Raporun başındaki Danimarkalı ECA üyesi Bettina Jakobsen “AB’nin Türkiye’deki Mülteciler için Mali Yardım Programı siyasi iradede eksiklik göz önünde bulundurulursa mülteciler ve ev sahibi toplum için uygun desteği vermiştir. Ancak paranın hakkı daha iyi verilebilir, daha iyi sonuçlar alabilirdik. AB yardımı sona erdikten sonra Türkiye’deki projelere ne olacağı belli değil” dedi.
Brussel Times’da yer alan haberde Atina Ulusal ve Kapodistrian Üniversitesi siyaset bilimi profesörü Cengiz Aktar’ın “ECA’nın raporu mülteci anlaşmasına dahil herkesin zaten bildiği bir şeyi ortaya koyuyor; zimmete para geçirme, şeffaf olunmaması, AB fonlarının israf edilmesi ve kötüye kullanılması. Bu rapordan sonra AB’nin Türkiye’ye yeni bir yardım paketi önermesi çok daha zor olacak” dediğine dikkat çekiliyor.
Rapora göre Türkiye’deki ekonomik sorunlar, dövizin yükselişi ve deprem nedeniyle program için planlanandan 632,4 milyon euro fazla para gerekiyor.
Rapordaki ana bulgulardan biri komisyonun proje harcamalarının makul olup olmadığını sistematik bir şekilde değerlendirememesi. Bu durumun projelerin verimliliğini riske atan bir başarısızlık olduğu belirtiliyor. Jakobsen AB fonlamanın devam edip etmeyeceğinin ya da edecekse ne kadar süreyle edeceğinin siyasi bir karar olduğunu söylüyor ve “Bazı zorluklar var ve bunların AB ile Türkiye arasındaki müzakerelerde ele alınması gerekecek” diyor.

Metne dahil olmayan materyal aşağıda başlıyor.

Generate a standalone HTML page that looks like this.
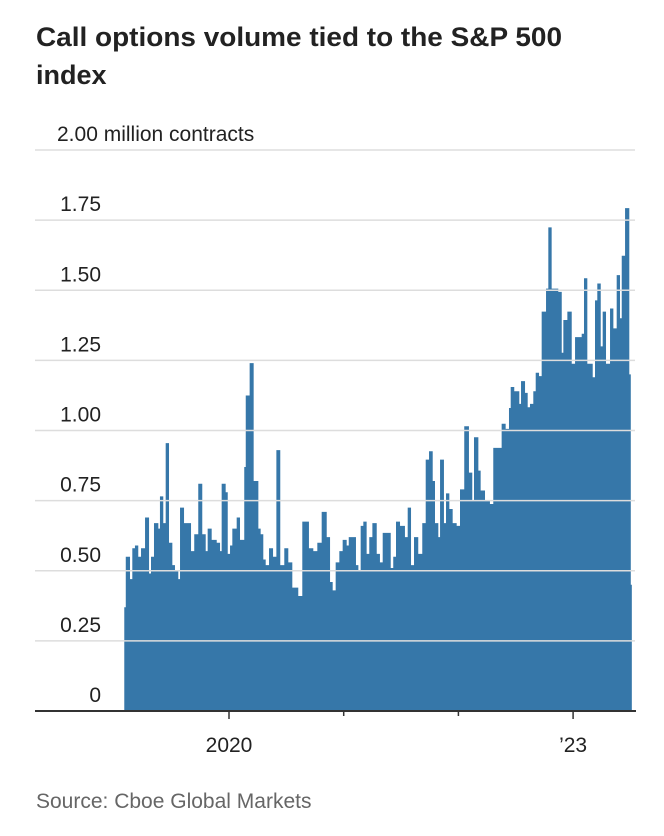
<!DOCTYPE html>
<html><head><meta charset="utf-8"><style>
body{margin:0;background:#fff;width:664px;height:836px;overflow:hidden;font-family:"Liberation Sans",sans-serif;}
svg{position:absolute;left:0;top:0}
</style></head><body>
<svg width="664" height="836">
<text x="36" y="46" font-size="27" font-weight="bold" fill="#222" textLength="526" lengthAdjust="spacingAndGlyphs">Call options volume tied to the S&amp;P 500</text>
<text x="36" y="84" font-size="27" font-weight="bold" fill="#222">index</text>
<g id="plot"></g>
<text x="36" y="808" font-size="21" fill="#666">Source: Cboe Global Markets</text>
</svg>
<script>
const dates=[2019.087,2019.10,2019.137,2019.157,2019.18,2019.209,2019.233,2019.268,2019.303,2019.32,2019.346,2019.384,2019.398,2019.427,2019.448,2019.477,2019.506,2019.529,2019.558,2019.573,2019.608,2019.669,2019.697,2019.732,2019.767,2019.797,2019.814,2019.849,2019.893,2019.922,2019.936,2019.971,2019.989,2020.009,2020.029,2020.067,2020.096,2020.133,2020.146,2020.18,2020.215,2020.256,2020.276,2020.299,2020.32,2020.349,2020.384,2020.413,2020.447,2020.482,2020.517,2020.552,2020.604,2020.639,2020.697,2020.735,2020.77,2020.808,2020.852,2020.881,2020.904,2020.93,2020.962,2020.991,2021.026,2021.044,2021.107,2021.128,2021.148,2021.171,2021.2,2021.223,2021.25,2021.288,2021.316,2021.34,2021.41,2021.432,2021.456,2021.491,2021.534,2021.558,2021.587,2021.613,2021.65,2021.685,2021.715,2021.744,2021.776,2021.796,2021.825,2021.84,2021.874,2021.892,2021.921,2021.95,2021.985,2022.014,2022.051,2022.092,2022.121,2022.136,2022.174,2022.194,2022.232,2022.275,2022.304,2022.377,2022.412,2022.441,2022.456,2022.487,2022.531,2022.546,2022.581,2022.604,2022.624,2022.653,2022.674,2022.703,2022.726,2022.764,2022.784,2022.813,2022.871,2022.901,2022.915,2022.95,2022.988,2023.017,2023.075,2023.095,2023.124,2023.171,2023.191,2023.211,2023.241,2023.258,2023.287,2023.322,2023.351,2023.38,2023.409,2023.424,2023.453,2023.49,2023.503];
const values=[0.37,0.55,0.47,0.58,0.59,0.55,0.58,0.69,0.49,0.55,0.67,0.65,0.765,0.67,0.955,0.60,0.52,0.50,0.47,0.725,0.67,0.57,0.63,0.81,0.63,0.57,0.65,0.61,0.60,0.57,0.81,0.78,0.56,0.59,0.65,0.69,0.61,0.87,1.125,1.24,0.82,0.65,0.63,0.54,0.52,0.58,0.55,0.93,0.52,0.58,0.53,0.44,0.41,0.675,0.58,0.57,0.60,0.71,0.62,0.46,0.43,0.53,0.57,0.61,0.59,0.62,0.52,0.50,0.66,0.675,0.56,0.62,0.67,0.56,0.53,0.635,0.51,0.55,0.675,0.66,0.62,0.725,0.52,0.62,0.56,0.67,0.896,0.926,0.82,0.67,0.62,0.896,0.67,0.776,0.72,0.67,0.66,0.79,1.015,0.85,0.75,0.976,0.857,0.786,0.75,0.738,0.938,1.024,1.006,1.08,1.155,1.14,1.095,1.176,1.134,1.083,1.095,1.14,1.206,1.194,1.424,1.506,1.724,1.506,1.494,1.277,1.394,1.424,1.238,1.333,1.345,1.543,1.238,1.19,1.464,1.524,1.30,1.424,1.238,1.435,1.364,1.554,1.40,1.623,1.793,1.20,0.45];
const endDate=2023.512;
const yTicks=[0,0.25,0.5,0.75,1.0,1.25,1.5,1.75,2.0];
const yTickLabels=["0","0.25","0.50","0.75","1.00","1.25","1.50","1.75","2.00 million contracts"];
const xTicks=[2020,2021,2022,2023];
const xTickLabels=["2020","","","\u201923"];
const NS="http://www.w3.org/2000/svg";
const X=d=>229+(d-2020)*114.7;
const Y=v=>711-v*280.5;
const g=document.getElementById('plot');
function mk(t,a){const e=document.createElementNS(NS,t);for(const k in a)e.setAttribute(k,a[k]);g.appendChild(e);return e;}
let p='M'+X(dates[0])+','+Y(0);
for(let i=0;i<dates.length;i++){const x1=X(dates[i]),x2=X(i+1<dates.length?dates[i+1]:endDate);p+=' L'+x1+','+Y(values[i])+' L'+x2+','+Y(values[i]);}
p+=' L'+X(endDate)+','+Y(0)+' Z';
const area=mk('path',{d:p,fill:'#3677a9'});


yTicks.forEach((v,i)=>{
 if(v>0){const l=mk('line',{x1:35,x2:635,y1:Y(v),y2:Y(v),stroke:'#ddd','stroke-width':1.5});
 
 }
 const last=i===yTicks.length-1;
 const t=mk('text',{x:last?57:101,y:Y(v)-9,'font-size':21,fill:'#222','text-anchor':last?'start':'end'});
 t.textContent=yTickLabels[i];
 
 
});
const ax=mk('line',{x1:35,x2:636,y1:711,y2:711,stroke:'#333','stroke-width':2});


xTicks.forEach((d,i)=>{
 const tk=mk('line',{x1:X(d),x2:X(d),y1:711,y2:xTickLabels[i]?719:716,stroke:'#333','stroke-width':1.5});
 
 
 if(xTickLabels[i]){const t=mk('text',{x:X(d),y:752,'font-size':21,fill:'#222','text-anchor':'middle'});
 t.textContent=xTickLabels[i];
 
 }
});
</script>
</body></html>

Ne var ki son AB zirvesindeki sonuç bildirgesi Ankara’yı kızdırdı. Raporda Türkiye ile AB’nin yakınlaşması Kıbrıs meselesinin çözüme kavuşturulmasına bağlanmıştı. Ancak KKTC’nin AB’nin istediği gibi merkezi bir yönetime bağlı iki eyalete ayrılması fikrine sıcak bakmadığı ortada. Türkiye bu bildirgeye sert tepki verdi, T24’ten Metin Kaan Kurtuluş’un haberine göre Dışişleri Bakanı Hakan Fidan davet edildiği halde 29-30 Nisan’da yapılacak Avrupa Birliği dışişleri bakanları gayrı resmi toplantısına katılmayacak.